The Privacy-Preserving Difference
Unlike many AI SQL assistants requiring direct database connections, this tool operates without exposing sensitive data infrastructures—a deliberate design choice targeting two key audiences:
1. Security-Conscious Organizations
Companies hesitant to grant third-party AI tools database access due to compliance risks (GDPR, HIPAA) or breach vulnerabilities can generate queries without compromising their data perimeter.
2. Silent Learners
Developers who need to deliver production SQL despite knowledge gaps, avoiding the stigma of asking basic questions during critical projects.

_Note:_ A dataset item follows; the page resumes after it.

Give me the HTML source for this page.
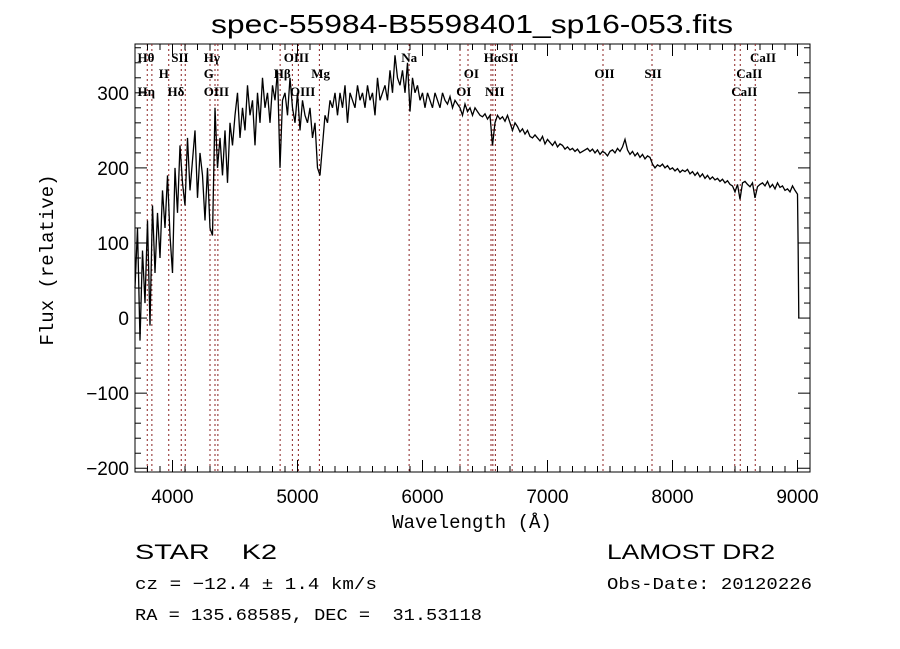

How It Bridges the Skill Gap
The tool’s pedagogical approach sets it apart:
-- Example of step-by-step explanation:
STEP 1: Filter users created after 2023-01-01
WHERE created_at > '2023-01-01'
STEP 2: Aggregate monthly signups
SELECT DATE_TRUNC('month', created_at), COUNT(*)
By decomposing query logic, it enables users to understand why solutions work—transforming black-box AI outputs into learning opportunities. This allows developers to confidently present findings while incrementally building expertise.
The Broader Implications
This story underscores a pervasive tension in tech: the expectation of instant expertise versus the reality of continuous learning. As one commenter noted, "Tools that normalize skill-building while delivering value could reshape engineering cultures." The approach also aligns with zero-trust security principles gaining traction in DevOps, where minimizing access is paramount.
The creator reports thriving in their role three months post-deployment, proving the tool’s efficacy. Its promised launch at 1,001 Hacker News upvotes reflects organic validation—a testament to addressing unspoken needs in data engineering. Whether it ships publicly or not, the concept already reveals a path toward more humane, secure upskilling in high-stakes environments.